About $3.3 billion from this year's federal budget was committed to the sector, with the same amount again supplied by regional governments, says Dmitry Rylko, general director of the Moscow-based Institute for Agricultural Market Studies.
This money, plus the rising private investment, is funding a move by large agribusiness firms - whose assets include land, grain elevators, flour mills and port terminals - to establish themselves as reliable, long-term suppliers to global markets.
"Russia has come to the front line of grain exporters," says Yuri Makarov, senior economist at the London-based International Grains Council, which forecasts Russia could account for 11 percent of world wheat exports in the 2008/09 marketing season.

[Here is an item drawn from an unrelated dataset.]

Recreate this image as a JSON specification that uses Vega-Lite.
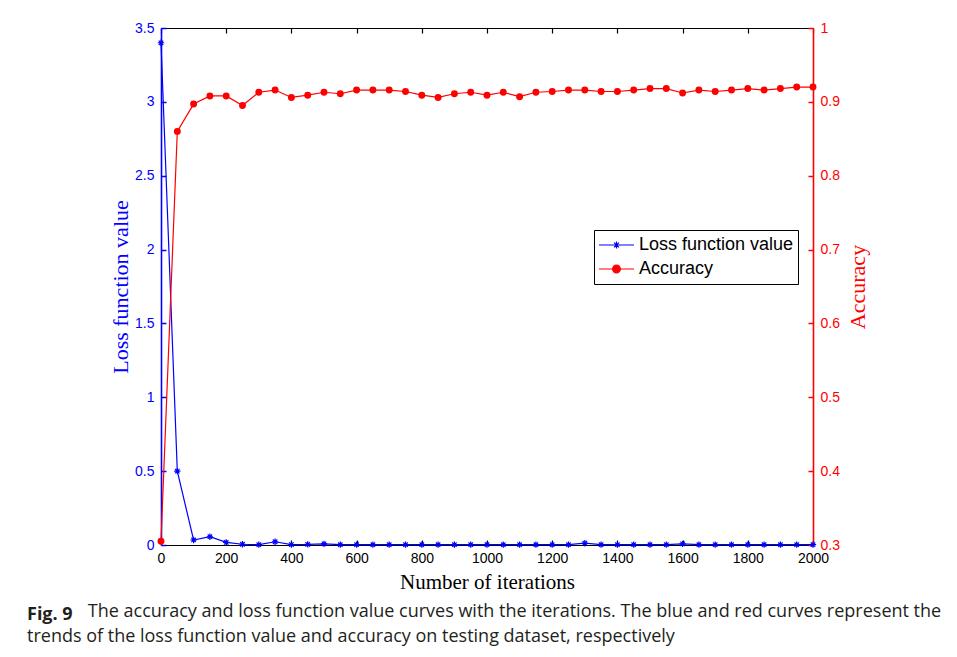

There is also a second, less advanced thrust to investment in Russian farming: the development of a thriving livestock sector reared on home-grown fodder crops to cut the country's dependence on imported food products.
Despite having an exportable surplus of grains, Russia still imports over a third of its poultry and a quarter of its beef, spending $4.5 billion on meat and poultry imports last year.
Nastyusha's strategy in the Lipetsk region of central Russia follows this model of using high-quality wheat to produce flour and bread, while also rearing cattle and producing its own milk.
Originally a trading firm, it has united 29 former collective farms in Lipetsk over the last two years as the basis for a vertically integrated farming operation.
"It's essential for the development of the agricultural sector," Shamshinurov, who runs Nastyusha's 130,000 hectares in Lipetsk, said as he stood in fields of golden wheat that will be processed at the company's flour mills in Moscow.
Authorities in Lipetsk, 450 km (280 miles) southeast of Moscow, describe their region as the 'Pearl of the Black Earth'. Yields at Nastyusha's farms are set almost to double to 6 tons per hectare this year. Similar results can be seen elsewhere.
"Learning to apply Western technology in a Russian environment has led to better crops," says Richard Willows, an ex-grain trader who left England six years ago to run Heartland Farms in the Penza region at the invitation of the local governor.